*TASK TO COMPLETE*
In the records below, find the line containing "Write a Python" and the line containing "return tuple(int(c[i:i +". Give again exactly those lines and every line between them, omitting the pictures.

*DATA EXTRACT*
-- start --

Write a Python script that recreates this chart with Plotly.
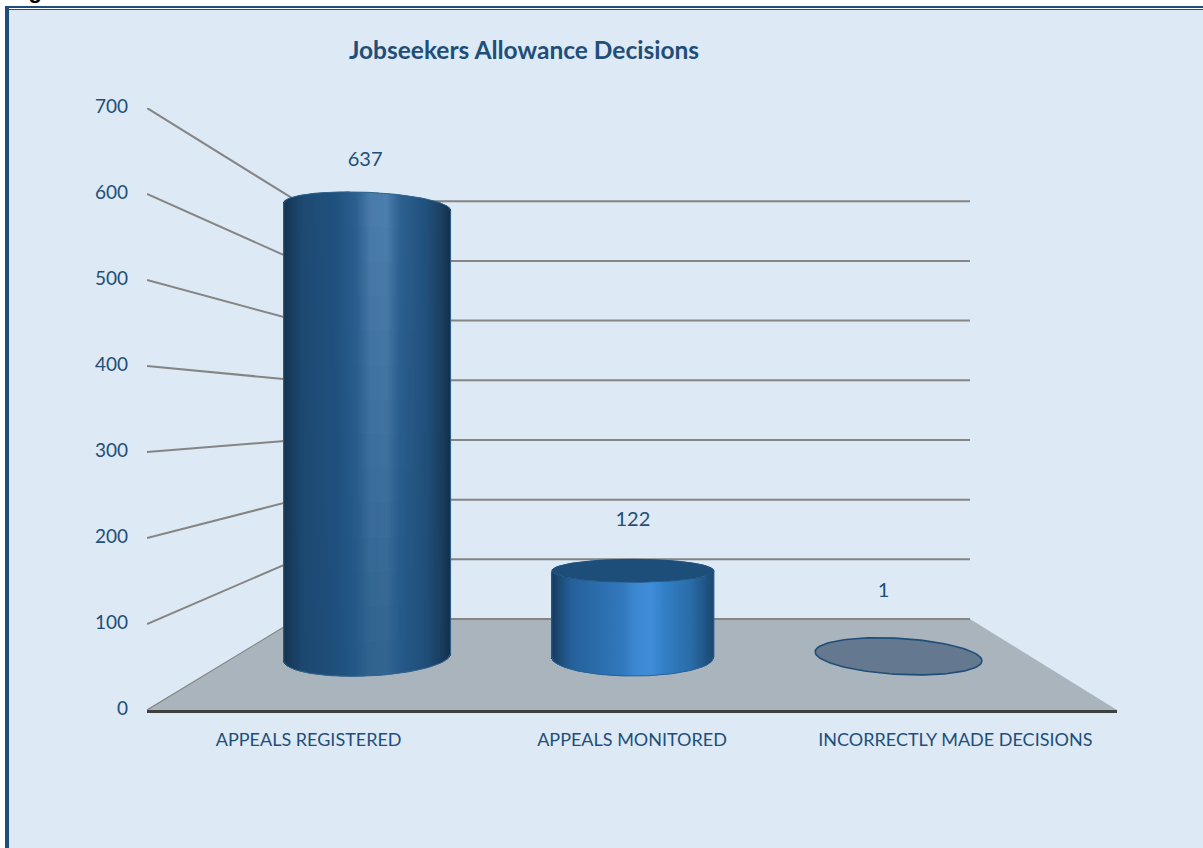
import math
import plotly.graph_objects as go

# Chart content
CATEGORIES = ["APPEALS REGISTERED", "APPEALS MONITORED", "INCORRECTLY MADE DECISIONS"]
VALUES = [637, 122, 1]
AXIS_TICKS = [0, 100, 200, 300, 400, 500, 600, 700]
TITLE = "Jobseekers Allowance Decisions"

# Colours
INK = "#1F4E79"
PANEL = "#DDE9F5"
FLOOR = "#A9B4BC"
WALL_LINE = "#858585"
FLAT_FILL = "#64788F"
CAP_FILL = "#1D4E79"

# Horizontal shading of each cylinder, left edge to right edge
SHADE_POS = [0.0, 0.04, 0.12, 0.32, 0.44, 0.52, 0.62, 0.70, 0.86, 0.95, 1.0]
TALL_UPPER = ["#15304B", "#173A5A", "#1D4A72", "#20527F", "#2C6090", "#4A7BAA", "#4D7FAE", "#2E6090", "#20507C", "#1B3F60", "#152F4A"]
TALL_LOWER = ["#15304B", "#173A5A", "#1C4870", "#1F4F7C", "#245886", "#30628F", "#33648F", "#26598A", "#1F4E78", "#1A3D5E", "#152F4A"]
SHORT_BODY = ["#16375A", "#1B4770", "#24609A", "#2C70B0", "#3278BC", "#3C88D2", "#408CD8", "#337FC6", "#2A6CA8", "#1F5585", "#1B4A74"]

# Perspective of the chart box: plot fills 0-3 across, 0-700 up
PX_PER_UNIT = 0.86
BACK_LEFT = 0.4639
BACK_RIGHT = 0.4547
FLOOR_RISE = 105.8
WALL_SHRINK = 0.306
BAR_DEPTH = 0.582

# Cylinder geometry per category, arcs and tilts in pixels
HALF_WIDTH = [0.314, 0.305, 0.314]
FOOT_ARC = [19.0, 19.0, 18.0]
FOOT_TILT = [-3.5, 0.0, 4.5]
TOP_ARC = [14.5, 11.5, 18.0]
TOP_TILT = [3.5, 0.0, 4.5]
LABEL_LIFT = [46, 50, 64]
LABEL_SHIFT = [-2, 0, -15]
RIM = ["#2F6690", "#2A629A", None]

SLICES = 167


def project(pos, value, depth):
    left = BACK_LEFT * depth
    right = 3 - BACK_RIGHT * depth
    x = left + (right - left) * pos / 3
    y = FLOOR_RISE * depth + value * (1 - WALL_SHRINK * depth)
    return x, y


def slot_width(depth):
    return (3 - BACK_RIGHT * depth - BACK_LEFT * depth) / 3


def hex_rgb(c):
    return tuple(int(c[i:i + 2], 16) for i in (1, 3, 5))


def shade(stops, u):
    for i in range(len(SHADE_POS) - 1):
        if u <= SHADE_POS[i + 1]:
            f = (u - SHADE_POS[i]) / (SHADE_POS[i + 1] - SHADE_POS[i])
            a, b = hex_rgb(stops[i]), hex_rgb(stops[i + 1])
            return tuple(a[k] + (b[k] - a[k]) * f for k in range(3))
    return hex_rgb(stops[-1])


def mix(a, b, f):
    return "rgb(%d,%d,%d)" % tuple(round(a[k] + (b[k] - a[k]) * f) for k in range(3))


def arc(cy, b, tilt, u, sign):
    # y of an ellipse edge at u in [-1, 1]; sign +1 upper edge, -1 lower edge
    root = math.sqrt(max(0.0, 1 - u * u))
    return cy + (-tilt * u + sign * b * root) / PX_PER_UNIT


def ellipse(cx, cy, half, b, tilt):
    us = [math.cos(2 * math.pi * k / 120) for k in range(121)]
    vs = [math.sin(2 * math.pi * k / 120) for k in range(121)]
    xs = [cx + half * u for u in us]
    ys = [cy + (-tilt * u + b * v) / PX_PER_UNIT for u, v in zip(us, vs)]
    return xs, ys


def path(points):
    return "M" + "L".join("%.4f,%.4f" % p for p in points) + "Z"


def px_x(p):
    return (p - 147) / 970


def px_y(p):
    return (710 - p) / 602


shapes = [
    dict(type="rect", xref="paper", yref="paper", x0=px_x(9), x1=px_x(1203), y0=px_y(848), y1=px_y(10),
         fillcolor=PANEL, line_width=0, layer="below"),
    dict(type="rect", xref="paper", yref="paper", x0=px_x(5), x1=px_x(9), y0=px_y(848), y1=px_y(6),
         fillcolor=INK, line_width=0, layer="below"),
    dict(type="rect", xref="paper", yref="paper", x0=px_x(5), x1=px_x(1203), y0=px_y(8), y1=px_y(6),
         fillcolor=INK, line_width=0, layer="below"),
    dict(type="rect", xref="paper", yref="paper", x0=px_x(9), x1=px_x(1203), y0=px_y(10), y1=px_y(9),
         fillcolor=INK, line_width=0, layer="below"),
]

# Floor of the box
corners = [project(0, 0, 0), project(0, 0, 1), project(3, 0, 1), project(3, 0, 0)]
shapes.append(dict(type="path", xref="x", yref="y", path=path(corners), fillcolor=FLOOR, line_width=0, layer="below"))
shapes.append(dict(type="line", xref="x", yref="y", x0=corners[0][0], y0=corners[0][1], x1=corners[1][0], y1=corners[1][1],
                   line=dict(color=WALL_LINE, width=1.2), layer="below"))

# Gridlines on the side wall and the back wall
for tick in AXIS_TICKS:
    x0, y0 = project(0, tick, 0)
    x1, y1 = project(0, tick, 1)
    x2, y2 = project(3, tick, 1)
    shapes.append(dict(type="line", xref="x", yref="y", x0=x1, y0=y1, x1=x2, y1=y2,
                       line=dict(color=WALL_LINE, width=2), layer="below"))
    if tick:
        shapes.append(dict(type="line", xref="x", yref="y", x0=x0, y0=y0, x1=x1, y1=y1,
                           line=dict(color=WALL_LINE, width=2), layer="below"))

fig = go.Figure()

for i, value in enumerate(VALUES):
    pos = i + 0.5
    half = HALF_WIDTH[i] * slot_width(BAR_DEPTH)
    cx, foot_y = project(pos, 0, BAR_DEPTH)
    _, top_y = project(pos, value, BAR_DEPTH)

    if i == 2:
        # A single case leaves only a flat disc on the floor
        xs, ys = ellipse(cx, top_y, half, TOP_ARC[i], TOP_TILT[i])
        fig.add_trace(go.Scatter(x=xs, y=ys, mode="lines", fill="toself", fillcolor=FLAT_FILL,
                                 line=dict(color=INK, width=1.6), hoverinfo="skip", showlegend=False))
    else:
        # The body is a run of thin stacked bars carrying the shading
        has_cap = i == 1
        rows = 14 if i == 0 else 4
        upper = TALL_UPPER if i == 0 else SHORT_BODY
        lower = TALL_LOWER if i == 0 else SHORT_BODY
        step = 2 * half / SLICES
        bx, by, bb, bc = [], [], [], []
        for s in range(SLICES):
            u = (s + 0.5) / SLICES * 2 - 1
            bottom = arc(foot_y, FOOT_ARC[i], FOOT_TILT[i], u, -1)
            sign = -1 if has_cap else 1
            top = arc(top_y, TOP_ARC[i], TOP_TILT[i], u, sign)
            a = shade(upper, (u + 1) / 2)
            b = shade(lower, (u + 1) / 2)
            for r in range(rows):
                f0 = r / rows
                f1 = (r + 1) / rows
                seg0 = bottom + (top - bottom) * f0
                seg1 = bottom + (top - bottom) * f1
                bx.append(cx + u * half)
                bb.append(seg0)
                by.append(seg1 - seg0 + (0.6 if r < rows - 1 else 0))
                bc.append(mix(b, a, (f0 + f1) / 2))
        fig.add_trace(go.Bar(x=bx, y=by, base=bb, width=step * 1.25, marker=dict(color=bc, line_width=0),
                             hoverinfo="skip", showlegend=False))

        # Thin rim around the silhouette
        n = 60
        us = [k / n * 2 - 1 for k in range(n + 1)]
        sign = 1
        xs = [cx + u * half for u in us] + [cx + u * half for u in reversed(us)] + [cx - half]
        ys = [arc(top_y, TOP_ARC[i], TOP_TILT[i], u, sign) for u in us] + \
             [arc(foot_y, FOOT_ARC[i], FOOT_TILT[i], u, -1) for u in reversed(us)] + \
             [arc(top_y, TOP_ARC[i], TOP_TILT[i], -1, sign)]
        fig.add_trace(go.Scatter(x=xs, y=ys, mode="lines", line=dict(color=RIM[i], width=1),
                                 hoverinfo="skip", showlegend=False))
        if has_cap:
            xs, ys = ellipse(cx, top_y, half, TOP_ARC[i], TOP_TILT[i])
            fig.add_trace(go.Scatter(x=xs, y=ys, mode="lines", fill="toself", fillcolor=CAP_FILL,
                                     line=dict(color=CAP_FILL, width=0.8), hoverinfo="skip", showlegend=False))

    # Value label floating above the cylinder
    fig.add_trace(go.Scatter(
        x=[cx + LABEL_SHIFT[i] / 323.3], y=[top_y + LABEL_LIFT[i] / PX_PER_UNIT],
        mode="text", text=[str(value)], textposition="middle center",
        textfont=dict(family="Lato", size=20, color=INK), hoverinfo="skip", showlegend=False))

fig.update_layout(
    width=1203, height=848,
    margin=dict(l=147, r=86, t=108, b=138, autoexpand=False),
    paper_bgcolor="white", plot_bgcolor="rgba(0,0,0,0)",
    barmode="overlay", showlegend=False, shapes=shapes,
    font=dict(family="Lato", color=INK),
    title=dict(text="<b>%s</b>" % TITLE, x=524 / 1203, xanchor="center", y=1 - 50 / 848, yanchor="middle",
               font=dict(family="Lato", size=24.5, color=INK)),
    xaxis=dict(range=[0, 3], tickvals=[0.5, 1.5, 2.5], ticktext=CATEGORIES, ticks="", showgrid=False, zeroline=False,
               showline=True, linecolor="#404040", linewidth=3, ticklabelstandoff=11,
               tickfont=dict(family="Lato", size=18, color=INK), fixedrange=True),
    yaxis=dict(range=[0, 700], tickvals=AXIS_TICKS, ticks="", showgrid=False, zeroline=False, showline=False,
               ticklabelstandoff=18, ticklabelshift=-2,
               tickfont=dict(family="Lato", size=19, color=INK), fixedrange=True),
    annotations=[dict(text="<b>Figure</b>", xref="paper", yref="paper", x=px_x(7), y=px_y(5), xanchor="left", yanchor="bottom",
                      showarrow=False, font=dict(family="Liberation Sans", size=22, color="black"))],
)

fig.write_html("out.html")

-- end --
-- start --

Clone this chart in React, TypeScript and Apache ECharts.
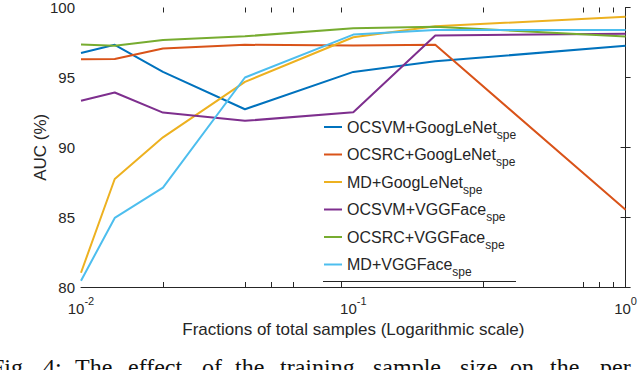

-- end --

*PROBLEM SOLUTION*
Write a Python script that recreates this chart with Plotly.
import math
import plotly.graph_objects as go

# Chart content
CATEGORIES = ["APPEALS REGISTERED", "APPEALS MONITORED", "INCORRECTLY MADE DECISIONS"]
VALUES = [637, 122, 1]
AXIS_TICKS = [0, 100, 200, 300, 400, 500, 600, 700]
TITLE = "Jobseekers Allowance Decisions"

# Colours
INK = "#1F4E79"
PANEL = "#DDE9F5"
FLOOR = "#A9B4BC"
WALL_LINE = "#858585"
FLAT_FILL = "#64788F"
CAP_FILL = "#1D4E79"

# Horizontal shading of each cylinder, left edge to right edge
SHADE_POS = [0.0, 0.04, 0.12, 0.32, 0.44, 0.52, 0.62, 0.70, 0.86, 0.95, 1.0]
TALL_UPPER = ["#15304B", "#173A5A", "#1D4A72", "#20527F", "#2C6090", "#4A7BAA", "#4D7FAE", "#2E6090", "#20507C", "#1B3F60", "#152F4A"]
TALL_LOWER = ["#15304B", "#173A5A", "#1C4870", "#1F4F7C", "#245886", "#30628F", "#33648F", "#26598A", "#1F4E78", "#1A3D5E", "#152F4A"]
SHORT_BODY = ["#16375A", "#1B4770", "#24609A", "#2C70B0", "#3278BC", "#3C88D2", "#408CD8", "#337FC6", "#2A6CA8", "#1F5585", "#1B4A74"]

# Perspective of the chart box: plot fills 0-3 across, 0-700 up
PX_PER_UNIT = 0.86
BACK_LEFT = 0.4639
BACK_RIGHT = 0.4547
FLOOR_RISE = 105.8
WALL_SHRINK = 0.306
BAR_DEPTH = 0.582

# Cylinder geometry per category, arcs and tilts in pixels
HALF_WIDTH = [0.314, 0.305, 0.314]
FOOT_ARC = [19.0, 19.0, 18.0]
FOOT_TILT = [-3.5, 0.0, 4.5]
TOP_ARC = [14.5, 11.5, 18.0]
TOP_TILT = [3.5, 0.0, 4.5]
LABEL_LIFT = [46, 50, 64]
LABEL_SHIFT = [-2, 0, -15]
RIM = ["#2F6690", "#2A629A", None]

SLICES = 167


def project(pos, value, depth):
    left = BACK_LEFT * depth
    right = 3 - BACK_RIGHT * depth
    x = left + (right - left) * pos / 3
    y = FLOOR_RISE * depth + value * (1 - WALL_SHRINK * depth)
    return x, y


def slot_width(depth):
    return (3 - BACK_RIGHT * depth - BACK_LEFT * depth) / 3


def hex_rgb(c):
    return tuple(int(c[i:i + 2], 16) for i in (1, 3, 5))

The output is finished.